The opinion of the court was delivered by: THOMAS VANASKIE, Chief Judge

*fn1 As indicated by Plaintiff in the caption of his complaint, he also goes under the alias names of Dhanny Vega and Daniel Vega. (Dkt. Entry 1, Compl. at 1.) He has filed numerous actions in this Court under both of these names.

MEMORANDUM

I. Introduction

  Plaintiff, Dhanniell Aquino, Sr., an inmate at the State Correctional Institution at Houtzdale (SCI-Houtzdale), Pennsylvania, has brought this action under 42 U.S.C. § 1983. Named as Defendants are various individuals employed at the Siena Halfway House, Harrisburg, Pennsylvania. Among those listed as Defendants are two Doe defendants. Aquino alleges that, while at the Siena Halfway House, Defendants forced him to take medication to which he is allergic, triggering his diabetes as well as causing other injuries. He also alleges violations of his First Amendment right to free exercise of religion. Simultaneous with the filing of his complaint, Aquino submitted an application to proceed in forma pauperis in this matter. (Dkt. Entry 2.) For the reasons outlined below, Aquino's complaint will be dismissed, without prejudice, pursuant to 28 U.S.C. § 1915(g). His motion to proceed in forma pauperis is moot.

  II. Standard of Review

  The Prison Litigation Reform Act of 1996 ("PLRA"), in an effort to halt the filing of meritless inmate litigation, enacted what is commonly referred to as the "three strikes" rule. Codified at 28 U.S.C. § 1915(g), the "three strikes" rule provides that an inmate who has had three prior actions or appeals dismissed as frivolous, malicious, or for failing to state a viable claim may not proceed in a civil action in forma pauperis "unless the prisoner is in imminent danger of serious physical injury." See 28 U.S.C. § 1915(g); Abdul-Akbar v. McKelvie, 239 F.3d 307, 312 (3d Cir. 2001) (en banc), cert. denied, 533 U.S. 953 (2001). The "imminent danger" exception to § 1915(g)'s "three strikes" rule is available "for genuine emergencies," where "time is pressing" and "a threat . . . is real and proximate." Lewis v. Sullivan, 279 F.3d 526, 531 (7th Cir. 2002).
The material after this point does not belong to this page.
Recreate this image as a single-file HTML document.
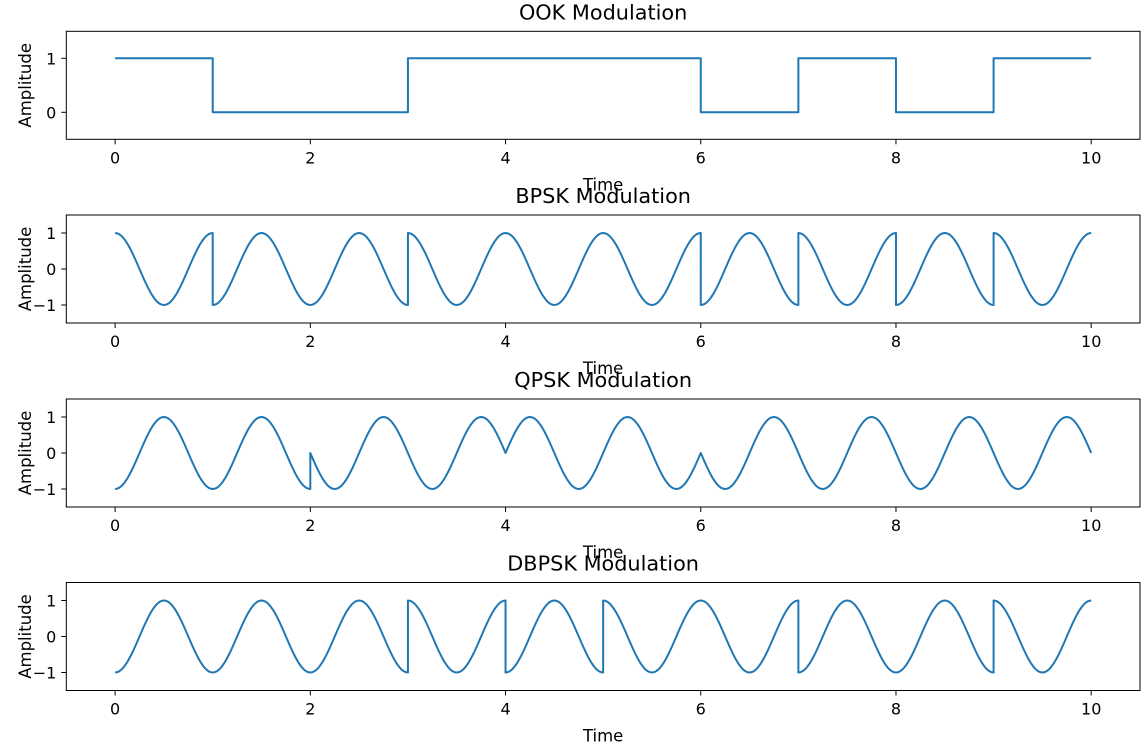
<!DOCTYPE html>
<html><head><meta charset="utf-8"><style>
html,body{margin:0;padding:0;background:#fff}
svg{display:block;font-family:"DejaVu Sans","Liberation Sans",sans-serif}
</style></head><body>
<svg id="fig" width="1145" height="745" viewBox="0 0 1145 745" xmlns="http://www.w3.org/2000/svg"></svg>
<script>
const ookBits = [1,0,0,1,1,1,0,1,0,1];
const bpskSigns = [1,-1,-1,1,1,1,-1,1,-1,1];
const qpskSymbolStarts = [0,2,4,6,8];
const qpskPhasesDeg = [180,90,-90,90,90];
const dbpskSigns = [-1,-1,-1,1,-1,1,1,-1,-1,1];
const xTicks = [0,2,4,6,8,10];
const titles = ["OOK Modulation","BPSK Modulation","QPSK Modulation","DBPSK Modulation"];
const yTicksOok = [0,1];
const yTicksPsk = [-1,0,1];

const NS="http://www.w3.org/2000/svg";
const svg=document.getElementById('fig');
function mk(tag,attrs,parent){const e=document.createElementNS(NS,tag);for(const k in attrs)e.setAttribute(k,attrs[k]);(parent||svg).appendChild(e);return e;}
const L=66.3,R=1140,H=108;
const tops=[31.3,215,399,582.5];
function xs(v){return L+(v+0.5)/11*(R-L);}

function seriesOok(){const p=[];ookBits.forEach((b,i)=>{p.push([i,b]);p.push([i+1,b]);});return p;}
function seriesSigned(signs){const p=[];signs.forEach((s,i)=>{for(let k=0;k<=60;k++){const t=i+k/60;p.push([t,s*Math.cos(2*Math.PI*t)]);}});return p;}
function seriesQpsk(){const p=[];qpskSymbolStarts.forEach((s,i)=>{const e=i+1<qpskSymbolStarts.length?qpskSymbolStarts[i+1]:10;const ph=qpskPhasesDeg[i]*Math.PI/180;const n=(e-s)*60;for(let k=0;k<=n;k++){const t=s+(e-s)*k/n;p.push([t,Math.cos(2*Math.PI*t+ph)]);}});return p;}

const panels=[
 {data:seriesOok(),ymin:-0.5,ymax:1.5,yt:yTicksOok,name:'ook'},
 {data:seriesSigned(bpskSigns),ymin:-1.5,ymax:1.5,yt:yTicksPsk,name:'bpsk'},
 {data:seriesQpsk(),ymin:-1.5,ymax:1.5,yt:yTicksPsk,name:'qpsk'},
 {data:seriesSigned(dbpskSigns),ymin:-1.5,ymax:1.5,yt:yTicksPsk,name:'dbpsk'}
];
panels.forEach((pn,i)=>{
 const T=tops[i],B=T+H;
 const ys=v=>B-(v-pn.ymin)/(pn.ymax-pn.ymin)*H;
 const g=mk('g',{});
 
 
 const d=pn.data.map((q,j)=>(j?'L':'M')+xs(q[0]).toFixed(2)+' '+ys(q[1]).toFixed(2)).join(' ');
 const line=mk('path',{d:d,fill:'none',stroke:'#1f77b4','stroke-width':2,'stroke-linejoin':'round'},g);
 
 
 const fr=mk('rect',{x:L,y:T,width:R-L,height:H,fill:'none',stroke:'#000','stroke-width':1},g);
 
 
 xTicks.forEach(v=>{
  mk('line',{x1:xs(v),x2:xs(v),y1:B,y2:B+5,stroke:'#000','stroke-width':1},g);
  const t=mk('text',{x:xs(v),y:B+24,'text-anchor':'middle','font-size':16},g);t.textContent=v;
  
  
 });
 pn.yt.forEach(v=>{
  mk('line',{x1:L-5,x2:L,y1:ys(v),y2:ys(v),stroke:'#000','stroke-width':1},g);
  const t=mk('text',{x:L-10,y:ys(v)+6,'text-anchor':'end','font-size':16},g);t.textContent=v<0?'\u22121':v;
  
  
 });
 const tt=mk('text',{x:(L+R)/2,y:T-12,'text-anchor':'middle','font-size':20.8},g);tt.textContent=titles[i];
 
 
 const xl=mk('text',{x:(L+R)/2,y:B+51,'text-anchor':'middle','font-size':16.5},g);xl.textContent='Time';
 
 
 const yl=mk('text',{x:0,y:0,'text-anchor':'middle','font-size':16.5,transform:`translate(31,${T+H/2}) rotate(-90)`},g);yl.textContent='Amplitude';
 
 
});
</script>
</body></html>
  Dismissals of actions entered prior to the effective date of the PLRA are counted toward the "three strikes." See Keener v. Pennsylvania Board of Probation and Parole, 128 F.3d 143, 1444-45 (3d Cir. 1997) (holding that dismissals of actions as frivolous before 1996 "are included among the three that establish the threshold for requiring a prisoner to pay the full docket fees unless the prisoner can show he or she is `under imminent danger of serious physical injury'"). The "three strikes" provision does not bar disqualified inmates from filing additional actions, but it does deny them the opportunity to proceed in forma pauperis and requires them to pay the required filing fee.

  III. Discussion

  Since July of 1995 Plaintiff has initiated twenty-six (26) civil actions in this Court. Many of these actions were dismissed as legally frivolous or for failure to state a claim upon which relief can be granted. The following are three of his later actions dismissed on this basis: Vega v. Dauphin County Prison, et al., Civil No. 3:CV-96-0154 (M.D. Pa. August 27, 1996) (Vanaskie, C.J.); Vega v. Zugay, et al., 3:CV-96-0546 (M.D. Pa. November 27, 1996) (Vanaskie, C.J.); Vega v. Bishop, et al., 3:CV-96-0591 (M.D. Pa. February 18, 1997) (Vanaskie, C.J.). These dismissals qualify as "strikes" for purposes of determining whether Plaintiff can proceed in forma pauperis in this action.

  As for the present action, there is no indication that Plaintiff is in danger of imminent "serious physical injury." The incidents of which he complains occurred at the Siena Halfway House, and Plaintiff is now confined at SCI-Houtzdale. Consequently, the above-captioned action will be dismissed under § 1915(g). An appropriate Order follows. ORDER

  NOW, THIS 19th DAY OF OCTOBER, 2005, for the reasons set forth in the accompanying Memorandum, IT IS HEREBY ORDERED THAT:

1. Plaintiff's motion to proceed in forma pauperis (Dkt. Entry 2) is denied as moot.
2. Plaintiff's complaint is dismissed, without prejudice, pursuant to 28 U.S.C. § 1915(g).
3. The Clerk of Court is directed to close this case.
4. Any appeal from this Order will be deemed frivolous and not taken in good faith. See 28 U.S.C. § 1915(a).